Jesus is the Sacrifice offered at the Holy Mass For the sins of the world and mine.  

Jesus is the Word – to be spoken.  

Jesus is the Truth – to be told. Jesus is the Way – to be walked.  

Jesus is the Light – to be lit.  

Jesus is the Life – to be lived.  

Jesus is the Love – to be loved.  

Jesus is the Joy – to be shared.  

Jesus is the Sacrifice – to be offered.  

Jesus is the Peace – to be given.  

Jesus is the Bread of Life – to be eaten. 

Jesus is the Hungry – to be fed.  

Jesus is the Thirsty – to be satiated. 

Jesus is the Naked – to be clothed.  

Jesus is the Homeless – to be taken in.  

Jesus is the Sick – to be healed.  

Jesus is the Lonely – to be loved.  

Jesus is the Unwanted – to be wanted.  

Jesus is the Leper – to wash his wounds.  

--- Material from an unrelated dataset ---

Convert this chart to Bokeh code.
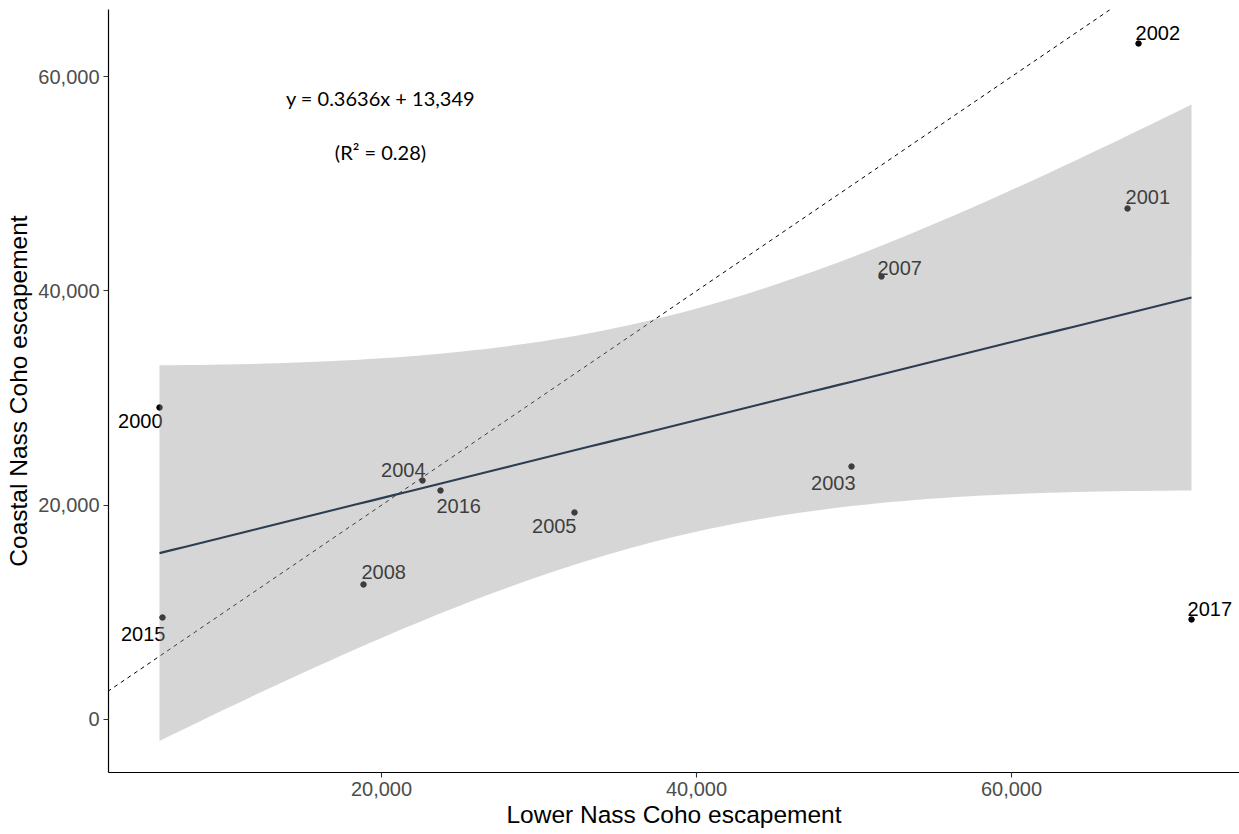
import numpy as np
from bokeh.plotting import figure
from bokeh.models import ColumnDataSource, Range1d, NumeralTickFormatter, FixedTicker, Slope, Label
from bokeh.embed import file_html
from bokeh.resources import INLINE
from bokeh.core.properties import value

# ---- data ----
years = ["2000", "2001", "2002", "2003", "2004", "2005", "2007", "2008", "2015", "2016", "2017"]
lower_nass = [5905, 67365, 68063, 49840, 22603, 32253, 51744, 18857, 6095, 23745, 71428]
coastal_nass = [29120, 47692, 63091, 23613, 22306, 19320, 41345, 12600, 9520, 21373, 9333]
x_ticks = [20000, 40000, 60000]
y_ticks = [0, 20000, 40000, 60000]
equation_text = "y = 0.3636x + 13,349"
r2_text = "(R\u00b2 = 0.28)"

# ---- label placement styles (screen px) ----
label_dx = [3, -2, -3, 4, 3, 2, -4, -2, 3, -4, -4]
label_dy = [14, -12, -11, 16, -11, 14, -9, -12, 17, 15, -11]
label_align = ["right", "left", "left", "right", "right", "right", "left", "left", "right", "left", "left"]

# ---- linear fit with 95% confidence band (as geom_smooth(method="lm")) ----
x = np.array(lower_nass, dtype=float)
y = np.array(coastal_nass, dtype=float)
n = len(x)
slope, intercept = np.polyfit(x, y, 1)
xbar = x.mean()
resid = y - (intercept + slope * x)
s = np.sqrt(np.sum(resid ** 2) / (n - 2))
sxx = np.sum((x - xbar) ** 2)
T975 = 2.262157  # t quantile, df = 9
xg = np.linspace(x.min(), x.max(), 80)
yhat = intercept + slope * xg
se = s * np.sqrt(1.0 / n + (xg - xbar) ** 2 / sxx)
band = ColumnDataSource(dict(x=xg, yhat=yhat, lo=yhat - T975 * se, hi=yhat + T975 * se))

pts = ColumnDataSource(dict(x=lower_nass, y=coastal_nass, year=years,
                            dx=label_dx, dy=label_dy, align=label_align))

p = figure(width=1239, height=834, output_backend="svg", toolbar_location=None,
           x_range=Range1d(2667, 74474), y_range=Range1d(-4947, 66267),
           min_border_left=108, min_border_right=0, min_border_top=9, min_border_bottom=62)
p.outline_line_color = None
p.xgrid.visible = False
p.ygrid.visible = False
p.background_fill_color = "white"

# 1:1 reference line
p.add_layout(Slope(gradient=1, y_intercept=0, line_color="black", line_width=1,
                   line_dash="4 4", level="underlay"))

# points and year labels
p.scatter("x", "y", source=pts, size=5.5, color="black")
p.text("x", "y", text="year", source=pts, x_offset="dx", y_offset="dy",
       text_align="align", text_baseline="middle", text_color="black",
       text_font=value("Liberation Sans"), text_font_size="20px")

# confidence band and fitted line
p.varea(x="x", y1="lo", y2="hi", source=band, fill_color="#999999", fill_alpha=0.4)
p.line("x", "yhat", source=band, line_color="#2C3E50", line_width=2.1)

# equation annotations
EQ_X, EQ_Y, R2_Y = 19936, 58050, 53010
for txt, yy in [(equation_text, EQ_Y), (r2_text, R2_Y)]:
    p.add_layout(Label(x=EQ_X, y=yy, text=txt, text_align="center", text_baseline="middle",
                       text_font="Lato", text_font_size="20px", text_color="black"))

# axes (theme_classic look)
for ax in (p.xaxis[0], p.yaxis[0]):
    ax.axis_line_color = "black"
    ax.axis_line_width = 1.2
    ax.major_tick_line_color = "#333333"
    ax.major_tick_line_width = 1.1
    ax.major_tick_out = 5
    ax.major_tick_in = 0
    ax.minor_tick_line_color = None
    ax.major_label_text_font = "Liberation Sans"
    ax.major_label_text_font_size = "20px"
    ax.major_label_text_color = "#4D4D4D"
    ax.axis_label_text_font = "Liberation Sans"
    ax.axis_label_text_font_size = "24.5px"
    ax.axis_label_text_font_style = "normal"
    ax.axis_label_text_color = "black"
    ax.formatter = NumeralTickFormatter(format="0,0")
    ax.major_label_standoff = 4

p.xaxis[0].ticker = FixedTicker(ticks=x_ticks)
p.yaxis[0].ticker = FixedTicker(ticks=y_ticks)
p.xaxis[0].axis_label = "Lower Nass Coho escapement"
p.yaxis[0].axis_label = "Coastal Nass Coho escapement"
p.xaxis[0].axis_label_standoff = 2
p.yaxis[0].axis_label_standoff = 3

open("out.html", "w").write(file_html(p, INLINE))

Jesus is the Beggar – to give him a smile.  

Jesus is the Drunkard – to listen to him.

Jesus is the Retarded – to protect him.  

Jesus is the Little One – to embrace him.  

Jesus is the Blind – to lead him.  

Jesus is the Dumb – to speak for him.  

Jesus is the Crippled – to walk with him.  

Jesus is the Drug addict – to befriend him.  

Jesus is the Prostitute – to remove from danger and befriend.  

Jesus is the Prisoner – to be visited.  

Jesus is the Old – to be served.  

Mother Teresa of Calcutta will be remembered as an ordinary nun personally touched by Jesus, called to abandon herself, to imitate his life in the slums, and to bring the Good News of God’s love to the poorest of the poor.  

“My little one, come, come, carry Me into the holes of the poor . . . their dark, unhappy homes,” He told her. “Come, be their victim. In your immolation, in your love for Me, they will see Me, know Me, and want Me.”